It’s hard to find the words for what I’ve been feeling. I’ve heard nothing but people’s feelings for the last two days to varying degrees of eloquence. I’ve also had moments of completely unsettled quiet. Like many New Yorkers, I experienced a chilling dead silent subway ride yesterday. All day I had to purposefully remind myself that to walk you put one foot in front of the other, at times had to remind myself how to breathe.
I’m thinking about the young guy on my train in jeans and sneakers and a turban who noticed the “Stronger Together” button I haven’t taken off my jacket yet. We kept catching each other’s eyes in a mutual crestfallen glance.

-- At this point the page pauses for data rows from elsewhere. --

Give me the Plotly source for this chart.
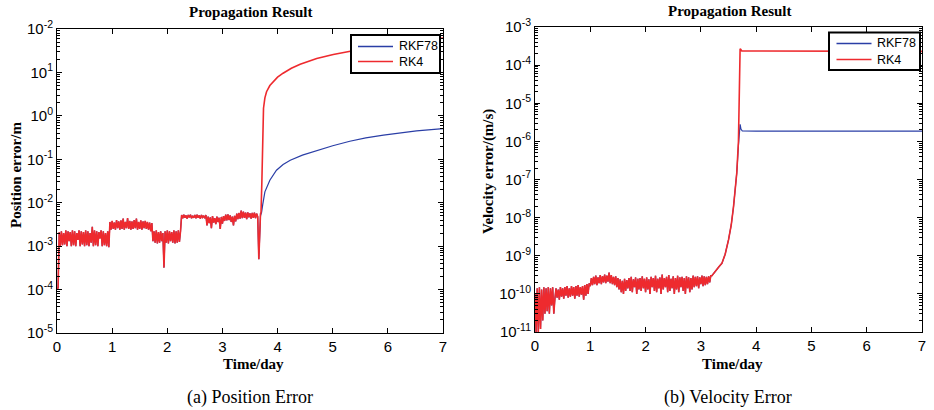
import numpy as np
import plotly.graph_objects as go

# ---------------- data: (a) position error ----------------
# shared noisy part (both integrators agree), sampled every 0.02 day from 0 to 3.66, units 1e-3 m
t_pos_noise = np.round(np.arange(0, 3.6601, 0.02), 2)
pos_noise_mm = [
    0.10, 0.11,
    # 0.04 - 0.94
    2.1, 1.0, 2.2, 1.05, 2.0, 1.1, 2.3, 1.0, 2.2, 1.3,
    2.1, 1.0, 2.3, 1.05, 2.2, 1.0, 2.0, 1.4, 2.3, 1.0,
    2.2, 1.1, 2.1, 1.0, 2.3, 1.05, 2.2, 1.0, 2.0, 1.2,
    2.8, 1.0, 2.3, 1.05, 2.2, 1.0, 2.1, 1.5, 2.3, 1.0,
    2.2, 1.05, 2.0, 1.0, 2.2, 0.95,
    # 0.96 - 1.72
    3.6, 2.4, 3.8, 2.5, 3.5, 2.4, 4.0, 2.6, 3.7, 2.4,
    3.9, 2.5, 4.3, 2.4, 3.6, 2.6, 4.4, 2.5, 3.8, 2.4,
    3.7, 2.5, 4.0, 2.6, 4.3, 2.4, 3.6, 2.5, 3.9, 2.4,
    3.7, 2.6, 3.8, 2.5, 3.6, 2.4, 3.5, 2.2, 3.4,
    # 1.74 - 2.24
    1.3, 2.2, 1.2, 2.3, 1.15, 2.1, 1.2, 2.2, 1.3, 2.0,
    0.32,
    2.2, 1.2, 2.3, 1.15, 2.2, 1.3, 2.1, 1.2, 2.3,
    1.15, 2.2, 1.2, 2.3, 1.25, 2.2,
    # 2.26 - 2.70
    5.2, 4.4, 5.3, 4.5, 5.1, 4.3, 5.2, 4.6, 5.3, 4.4,
    5.0, 4.5, 5.2, 4.4, 5.3, 4.5, 5.1, 4.3, 5.2, 4.6,
    5.0, 4.4, 5.2,
    # 2.72 - 3.66
    3.0, 4.8, 3.4, 4.6, 2.6, 4.9, 3.5, 4.4, 3.2, 4.8,
    3.6, 4.5, 2.5, 4.7, 3.3, 4.9, 3.8, 5.3, 3.9, 5.4,
    4.0, 5.1, 3.6, 4.8, 3.0, 5.0, 3.7, 5.6, 4.2, 5.8,
    4.3, 6.6, 4.4, 6.2, 4.5, 5.9, 4.2, 6.0, 4.6, 5.7,
    4.3, 5.8, 4.5, 5.9, 4.4, 5.6, 4.8,
    0.5,
]
pos_noise = [v * 1e-3 for v in pos_noise_mm]

t_pos_rkf_tail = [3.69, 3.71, 3.73, 3.77, 3.86, 3.98, 4.10, 4.23, 4.45, 4.71, 5.00, 5.31,
                  5.60, 5.92, 6.20, 6.52, 7.00]
pos_rkf_tail = [0.0050, 0.0060, 0.0089, 0.0178, 0.033, 0.056, 0.076, 0.095, 0.125, 0.16,
                0.205, 0.26, 0.31, 0.36, 0.40, 0.45, 0.51]

t_pos_rk4_tail = [3.69, 3.70, 3.715, 3.725, 3.735, 3.745, 3.77, 3.80, 3.86, 3.92, 4.00, 4.10,
                  4.25, 4.41, 4.71, 5.01, 5.31, 5.70, 6.00, 6.50, 7.00]
pos_rk4_tail = [0.0055, 0.0060, 0.03, 0.107, 0.6, 1.5, 2.6, 3.6, 5.0, 6.2, 7.8, 9.6,
                12.5, 15.5, 21, 26, 31, 38, 44, 53, 62]

# ---------------- data: (b) velocity error ----------------
t_vel_noise = np.round(np.arange(0, 3.2001, 0.02), 2)
vel_noise_e10 = [
    # 0.00 - 0.34
    1.0, 0.1, 1.4, 0.1, 1.5, 0.12, 1.3, 0.2, 1.5, 0.3,
    1.4, 0.35, 1.5, 0.3, 1.4, 0.5, 1.5, 0.3,
    # 0.36 - 0.98
    0.75, 1.4, 0.8, 1.3, 0.7, 1.5, 0.85, 1.4, 0.75, 1.5,
    0.9, 1.6, 0.8, 1.4, 0.85, 1.6, 0.9, 1.5, 0.75, 1.6,
    0.9, 1.7, 0.85, 1.5, 0.95, 1.6, 0.7, 1.7, 0.9, 1.8,
    1.0, 1.9,
    # 1.00 - 1.50
    1.6, 2.6, 1.7, 2.8, 1.8, 3.0, 1.7, 2.7, 1.9, 3.1,
    1.8, 2.9, 2.0, 3.2, 1.9, 3.0, 2.1, 3.6, 1.9, 3.1,
    1.8, 2.8, 1.7, 2.9, 1.5, 2.6,
    # 1.52 - 3.20
    1.3, 2.4, 1.1, 2.2, 1.0, 2.5, 1.2, 2.3, 1.4, 2.6,
    1.2, 2.8, 1.1, 2.4, 1.5, 2.7, 1.0, 2.5, 1.3, 2.6,
    1.2, 2.9, 1.4, 2.5, 1.1, 2.7, 1.3, 2.4, 1.0, 2.8,
    1.5, 2.6, 1.2, 3.0, 1.1, 2.5, 1.4, 2.7, 1.0, 3.2,
    1.3, 2.6, 1.5, 2.8, 1.1, 3.1, 1.2, 2.5, 1.4, 2.9,
    1.0, 2.6, 1.3, 3.0, 1.1, 2.7, 1.5, 2.8, 1.2, 2.6,
    1.0, 2.9, 1.4, 2.7, 1.1, 2.6, 1.3, 3.0, 1.5, 2.8,
    1.6, 2.9, 1.4, 2.7, 1.8, 3.0, 1.6, 2.9, 1.7, 2.8,
    1.8, 2.9, 2.0, 3.0, 3.0,
]
vel_noise = [v * 1e-10 for v in vel_noise_e10]

t_vel_rise = [3.22, 3.28, 3.33, 3.38, 3.44, 3.50, 3.55, 3.59, 3.62, 3.65]
vel_rise = [3.3e-10, 4.3e-10, 5.2e-10, 6.3e-10, 1.1e-9, 2.6e-9, 6.5e-9, 1.9e-8, 5e-8, 1.5e-7]

t_vel_rkf_tail = [3.68, 3.70, 3.71, 3.725, 3.75, 4.00, 7.00]
vel_rkf_tail = [8e-7, 2.5e-6, 2.8e-6, 2.1e-6, 1.87e-6, 1.86e-6, 1.86e-6]

t_vel_rk4_tail = [3.68, 3.69, 3.70, 3.71, 3.72, 3.74, 4.00, 7.00]
vel_rk4_tail = [1e-6, 1e-5, 2e-4, 2.7e-4, 2.6e-4, 2.35e-4, 2.34e-4, 2.3e-4]

series_names = ["RKF78", "RK4"]
x_ticks = [0, 1, 2, 3, 4, 5, 6, 7]
pos_tick_exps = [-5, -4, -3, -2, -1, 0, 1, 2]
pos_tick_text = ["-5", "-4", "-3", "-2", "-1", "0", "1", "-2"]
vel_tick_exps = [-11, -10, -9, -8, -7, -6, -5, -4, -3]

BLUE = "#2a3ea6"
RED = "#ee2a2e"
colors = [BLUE, RED]
widths = [1.2, 1.6]

# ---------------- build series ----------------
t_pos = [list(t_pos_noise) + t_pos_rkf_tail, list(t_pos_noise) + t_pos_rk4_tail]
pos = [pos_noise + pos_rkf_tail, pos_noise + pos_rk4_tail]
t_vel = [list(t_vel_noise) + t_vel_rise + t_vel_rkf_tail, list(t_vel_noise) + t_vel_rise + t_vel_rk4_tail]
vel = [vel_noise + vel_rise + vel_rkf_tail, vel_noise + vel_rise + vel_rk4_tail]

fig = go.Figure()
for i in range(2):
    fig.add_trace(go.Scatter(x=t_pos[i], y=pos[i], mode="lines", name=series_names[i],
                             line=dict(color=colors[i], width=widths[i]), xaxis="x", yaxis="y",
                             showlegend=False))
for i in range(2):
    fig.add_trace(go.Scatter(x=t_vel[i], y=vel[i], mode="lines", name=series_names[i],
                             line=dict(color=colors[i], width=widths[i]), xaxis="x2", yaxis="y2",
                             showlegend=False))

SANS = "Liberation Sans, Arial, sans-serif"
SERIF = "Liberation Serif, Times New Roman, serif"
tickfont = dict(family=SANS, size=15, color="black")
W, H = 934.0, 410.0


def minor_vals(lo, hi):
    return [m * 10.0 ** k for k in range(lo, hi) for m in range(2, 10)]


xcommon = dict(range=[0, 7], tickmode="array", tickvals=x_ticks, ticks="inside", ticklen=5,
               showline=True, linecolor="black", linewidth=1, mirror="ticks", showgrid=False,
               zeroline=False, tickfont=tickfont, tickcolor="black", automargin=False)

fig.update_layout(
    width=934, height=410, margin=dict(l=0, r=0, t=0, b=0, pad=0, autoexpand=False),
    paper_bgcolor="white", plot_bgcolor="white", showlegend=False,
    xaxis=dict(domain=[57 / W, 443 / W], anchor="y", **xcommon),
    xaxis2=dict(domain=[535 / W, 922 / W], anchor="y2", **xcommon),
    yaxis=dict(type="log", range=[-5, 2], domain=[1 - 333 / H, 1 - 29 / H], anchor="x",
               tickmode="array", tickvals=[10.0 ** e for e in pos_tick_exps],
               ticktext=["10<sup>%s</sup>" % s for s in pos_tick_text],
               ticks="inside", ticklen=5, tickcolor="black", automargin=False,
               minor=dict(tickmode="array", tickvals=minor_vals(-5, 2), ticks="inside",
                          ticklen=3, tickcolor="black", showgrid=False),
               showline=True, linecolor="black", linewidth=1, mirror="ticks",
               showgrid=False, zeroline=False, tickfont=tickfont),
    yaxis2=dict(type="log", range=[-11, -3], domain=[1 - 332 / H, 1 - 27 / H], anchor="x2",
                tickmode="array", tickvals=[10.0 ** e for e in vel_tick_exps],
                ticktext=["10<sup>%d</sup>" % e for e in vel_tick_exps],
                ticks="inside", ticklen=5, tickcolor="black", automargin=False,
                minor=dict(tickmode="array", tickvals=minor_vals(-11, -3), ticks="inside",
                           ticklen=3, tickcolor="black", showgrid=False),
                showline=True, linecolor="black", linewidth=1, mirror="ticks",
                showgrid=False, zeroline=False, tickfont=tickfont),
)

# ---------------- legends (drawn as boxes in paper space) ----------------
shapes = []
ann = []
leg_font = dict(family=SANS, size=12.5, color="black")
for (x0, x1, y0, y1, lx0, lx1, tx, rows) in [
    (351, 440, 35, 73, 358, 393, 397, (46.5, 61.5)),
    (829, 920, 32.5, 70, 836.5, 871.5, 875, (43.5, 59.5)),
]:
    shapes.append(dict(type="rect", xref="paper", yref="paper", x0=x0 / W, x1=x1 / W,
                       y0=1 - y1 / H, y1=1 - y0 / H, line=dict(color="black", width=2),
                       fillcolor="white", layer="above"))
    for i, ry in enumerate(rows):
        shapes.append(dict(type="line", xref="paper", yref="paper", x0=lx0 / W, x1=lx1 / W,
                           y0=1 - ry / H, y1=1 - ry / H, line=dict(color=colors[i], width=1.3),
                           layer="above"))
        ann.append(dict(text=series_names[i], x=tx / W, y=1 - ry / H, xref="paper", yref="paper",
                        showarrow=False, font=leg_font, xanchor="left", yanchor="middle"))

bold = dict(family=SERIF, size=15, color="black")
ann.append(dict(text="<b>Propagation Result</b>", x=251 / W, y=1 - 12 / H, xref="paper", yref="paper",
                showarrow=False, font=bold, xanchor="center", yanchor="middle"))
ann.append(dict(text="<b>Propagation Result</b>", x=729 / W, y=1 - 11 / H, xref="paper", yref="paper",
                showarrow=False, font=bold, xanchor="center", yanchor="middle"))
ann.append(dict(text="<b>Position error/m</b>", x=16 / W, y=1 - 175 / H, xref="paper", yref="paper",
                showarrow=False, font=bold, textangle=-90, xanchor="center", yanchor="middle"))
ann.append(dict(text="<b>Velocity error/(m/s)</b>", x=489 / W, y=1 - 171 / H, xref="paper", yref="paper",
                showarrow=False, font=bold, textangle=-90, xanchor="center", yanchor="middle"))
ann.append(dict(text="<b>Time/day</b>", x=253 / W, y=1 - 364 / H, xref="paper", yref="paper",
                showarrow=False, font=bold, xanchor="center", yanchor="middle"))
ann.append(dict(text="<b>Time/day</b>", x=732 / W, y=1 - 364 / H, xref="paper", yref="paper",
                showarrow=False, font=bold, xanchor="center", yanchor="middle"))
cap_font = dict(family=SERIF, size=18, color="black")
ann.append(dict(text="(a) Position Error", x=250 / W, y=1 - 397 / H, xref="paper", yref="paper",
                showarrow=False, font=cap_font, xanchor="center", yanchor="middle"))
ann.append(dict(text="(b) Velocity Error", x=728 / W, y=1 - 397 / H, xref="paper", yref="paper",
                showarrow=False, font=cap_font, xanchor="center", yanchor="middle"))
fig.update_layout(annotations=ann, shapes=shapes)

fig.write_html("out.html")
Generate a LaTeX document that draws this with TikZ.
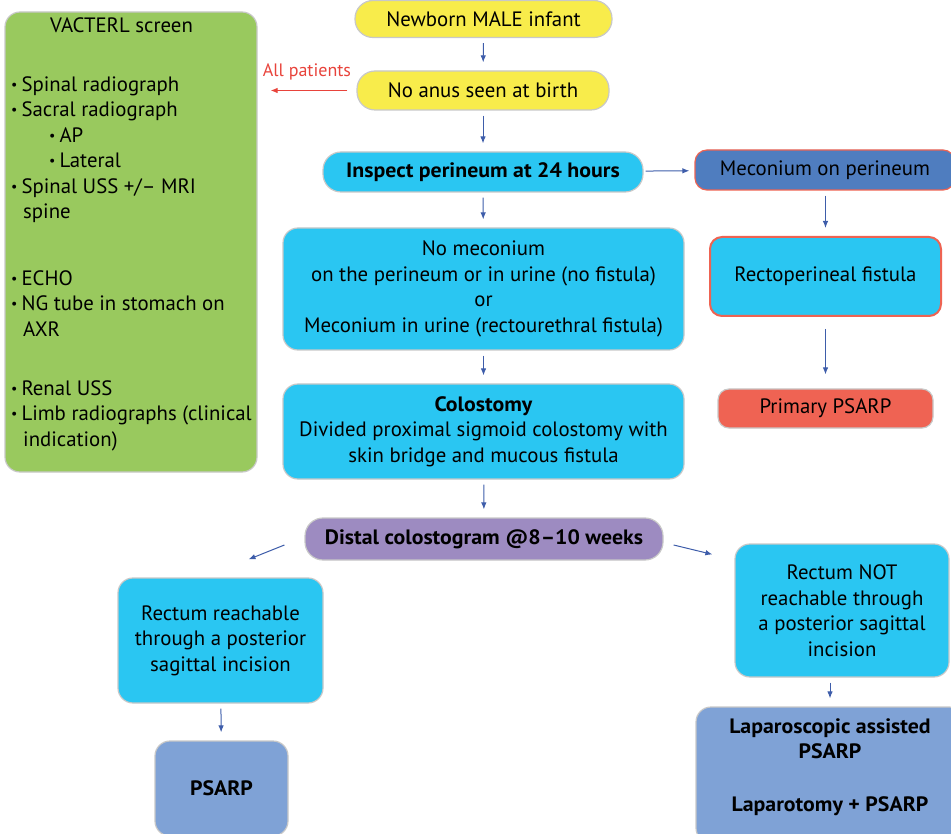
\documentclass[tikz,border=0pt]{standalone}
\usepackage{fontspec}
\setmainfont{PT Sans}[BoldFeatures={FakeStretch=1.05}]
\usetikzlibrary{positioning,arrows.meta}

\definecolor{boxyellow}{HTML}{F8EC4B}
\definecolor{boxcyan}{HTML}{2AC6F2}
\definecolor{boxsteel}{HTML}{4F7DBF}
\definecolor{boxsalmon}{HTML}{EF6353}
\definecolor{boxpurple}{HTML}{9D8BC1}
\definecolor{boxblue}{HTML}{7FA2D6}
\definecolor{boxgreen}{HTML}{99C95E}
\definecolor{boxgray}{HTML}{C8C8C8}
\definecolor{boxred}{HTML}{EE6352}
\definecolor{arrowblue}{HTML}{3E5DAA}
\definecolor{arrowred}{HTML}{E8433B}

\newcommand{\bul}{\raisebox{2pt}{\fontsize{14}{14}\selectfont\textbullet}\hspace{4pt}}

\begin{document}
\begin{tikzpicture}[x=1pt, y=-1pt,
		every node/.style={font=\fontsize{20.8}{25.5}\selectfont, align=center, inner sep=0pt},
		flowbox/.style={draw=boxgray, line width=1.2pt, rounded corners=15pt},
		pillbox/.style={draw=boxgray, line width=1.2pt, rounded corners=18pt},
		redbox/.style={draw=boxred, line width=1.2pt, rounded corners=12pt},
		flowarrow/.style={draw=arrowblue, line width=1pt, -{Latex[length=7pt,width=5.5pt]}, shorten <=5pt, shorten >=8pt},
		redarrow/.style={draw=arrowred, line width=1pt, -{Latex[length=7pt,width=5.5pt]}, shorten <=9pt, shorten >=13pt},
		]
		\useasboundingbox (0,0) rectangle (951,834);
		\clip (0,0) rectangle (951,834);
		
		% VACTERL screen
		\node[flowbox, fill=boxgreen, minimum width=252pt, minimum height=460pt] (vacterl) at (131,242) {};
		\node[anchor=north west, align=left] (vacterllist) at (11,17) {\hspace*{39pt}VACTERL screen\\[33.5pt]
			\bul Spinal radiograph\\
			\bul Sacral radiograph\\
			\hspace*{38pt}\bul AP\\
			\hspace*{38pt}\bul Lateral\\
			\bul Spinal USS +/-- MRI\\
			\hspace*{12pt}spine\\[41pt]
			\bul ECHO\\
			\bul NG tube in stomach on\\
			\hspace*{12pt}AXR\\[33.5pt]
			\bul Renal USS\\
			\bul Limb radiographs (clinical\\
			\hspace*{12pt}indication)};
		
		% main column
		\node[pillbox, fill=boxyellow, minimum width=257pt, minimum height=37pt] (newborn) at (483.5,19) {Newborn MALE infant};
		\node[pillbox, fill=boxyellow, minimum width=252pt, minimum height=39pt] (noanus) at (483,90.5) {No anus seen at birth};
		\node[pillbox, fill=boxcyan, minimum width=320pt, minimum height=40pt] (inspect) at (483,172) {\textbf{Inspect perineum at 24 hours}};
		\node[flowbox, fill=boxcyan, minimum width=401pt, minimum height=122pt] (nomeconium) at (483.5,289) {No meconium\\on the perineum or in urine (no fistula)\\or\\Meconium in urine (rectourethral fistula)};
		\node[flowbox, fill=boxcyan, minimum width=401pt, minimum height=95pt] (colostomy) at (483.5,431.5) {\textbf{Colostomy}\\Divided proximal sigmoid colostomy with\\skin bridge and mucous fistula};
		\node[pillbox, fill=boxpurple, minimum width=358pt, minimum height=42pt] (distal) at (484,539) {\textbf{Distal colostogram @8--10 weeks}};
		
		% right column
		\node[redbox, fill=boxsteel, minimum width=260pt, minimum height=40pt] (meconium) at (825,170) {Meconium on perineum};
		\node[redbox, line width=2pt, fill=boxcyan, minimum width=231pt, minimum height=79pt] (rectoperineal) at (825.5,276.5) {Rectoperineal fistula};
		\node[flowbox, rounded corners=11pt, fill=boxsalmon, minimum width=215pt, minimum height=39pt] (primary) at (825.5,408.5) {Primary PSARP};
		
		% after colostogram
		\node[flowbox, fill=boxcyan, minimum width=205pt, minimum height=125pt] (reachable) at (220.5,640.5) {Rectum reachable\\through a posterior\\sagittal incision};
		\node[flowbox, fill=boxblue, minimum width=133pt, minimum height=95pt] (psarp) at (221.5,788.5) {\textbf{PSARP}};
		\node[flowbox, fill=boxcyan, minimum width=214pt, minimum height=133pt] (notreachable) at (842,610.5) {Rectum NOT\\reachable through\\a posterior sagittal\\incision};
		\node[flowbox, fill=boxblue, minimum width=268pt, minimum height=136pt] (laparoscopic) at (830,775) {};
		\node[anchor=north] (laptext) at ([yshift=-12pt]laparoscopic.north) {\textbf{Laparoscopic assisted}\\\textbf{PSARP}\\[27pt]\textbf{Laparotomy + PSARP}};
		
		% arrows
		\draw[flowarrow] (newborn) -- (noanus);
		\draw[flowarrow] (noanus) -- (inspect);
		\draw[flowarrow] (inspect) -- (nomeconium);
		\draw[flowarrow] (nomeconium) -- (colostomy);
		\draw[flowarrow] (colostomy) -- (distal);
		\draw[flowarrow, shorten <=2pt, shorten >=5pt] (inspect) -- (meconium);
		\draw[flowarrow] (rectoperineal.north |- meconium.south) -- (rectoperineal.north);
		\draw[flowarrow, shorten <=12pt, shorten >=14pt] (rectoperineal) -- (primary);
		\draw[flowarrow, shorten <=0pt, shorten >=0pt] ([xshift=-20pt,yshift=-6pt]distal.west) -- ([xshift=28pt,yshift=18pt]reachable.north);
		\draw[flowarrow, shorten <=0pt, shorten >=0pt] ([xshift=10pt,yshift=-6pt]distal.east) -- ([xshift=-22pt,yshift=-11pt]notreachable.north west);
		\draw[flowarrow] (reachable) -- (psarp);
		\draw[flowarrow] (laparoscopic.north |- notreachable.south) -- (laparoscopic.north);
		\draw[redarrow] (noanus.west) -- (noanus.west -| vacterl.east)
			node[midway, above=10pt, text=arrowred, font=\fontsize{18}{21}\selectfont] (allpatients) {All patients};
	\end{tikzpicture}
\end{document}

I’m thinking about my colleagues who were moved to hug each other in the halls, the entire office in a collective mourning, some of us intermittently fighting back tears at our desks all day. Fifty floors off the ground, we were consumed by dark grey clouds all day. Today’s gorgeous sunset almost felt perverse in comparison.
I’m thinking about how disappointed I am for all the children my family and friends have been blessed with recently. I just became godmother to my beautiful three-month old niece. I have vowed to love and protect her and help her parents raise her with virtue. It is tragic to me that she has not only lost this first opportunity to see a woman president, but that she’s lost it to someone who’s chalked up his bragging about blatant sexual assault to “locker room talk” and whose administration threatens women’s rights to their bodies.
I’m thinking about the children my mother teaches every day, children with special needs, children of color, children of immigrants. Imagine what it must be like for them to be born with the first African American president in the White House, only to wake up one morning and find his successor is a man who has openly mocked the disabled, who is endorsed by white supremacists, and who wants to build a wall around our country?
I’m thinking about my friends in the LGBTQ community who, somehow, in TWO THOUSAND AND SIXTEEN, are still faced with people devaluing their human and civil rights on the grounds of religion or “traditionalism.” It is unbelievable to me that a person in favor of actual gay conversion therapy can take power today.
Mostly, I’m thinking about how I didn’t think. I underestimated the amount of fear and hatred there still is in this country. I watched my husband sinking into anxious despair for months and ached for him, and yet I didn’t for more than a moment believe there was a real possibility of this outcome. Now that I have been proven wrong, it’s a struggle to figure out how we move on. While I’ve always held strong social beliefs, I’ve also always had a strong distaste for politics and that’s admittedly deterred me from informing myself. I could stand for a cause but I was no activist. This has been a harsh learning experience. But I have to hang onto the hope that from this trauma will emerge some new fervor in me and others like me.
Today, though, I’m still stunned that this is our new reality. I’ll be seeking comfort in love and community. Whether it’s a hug, a text message, or that rarest glimmer of positivity on Facebook, it’s been heartening to see my friends trying to lift each other up with messages of hope, offering reminders to breathe, to allow some time to grieve, and then to mobilize. I see people around me sharing ideas for how to come together to fix this very very broken thing. When my numbness wears off, I’ll join them and figure out who I am and who I need to be today.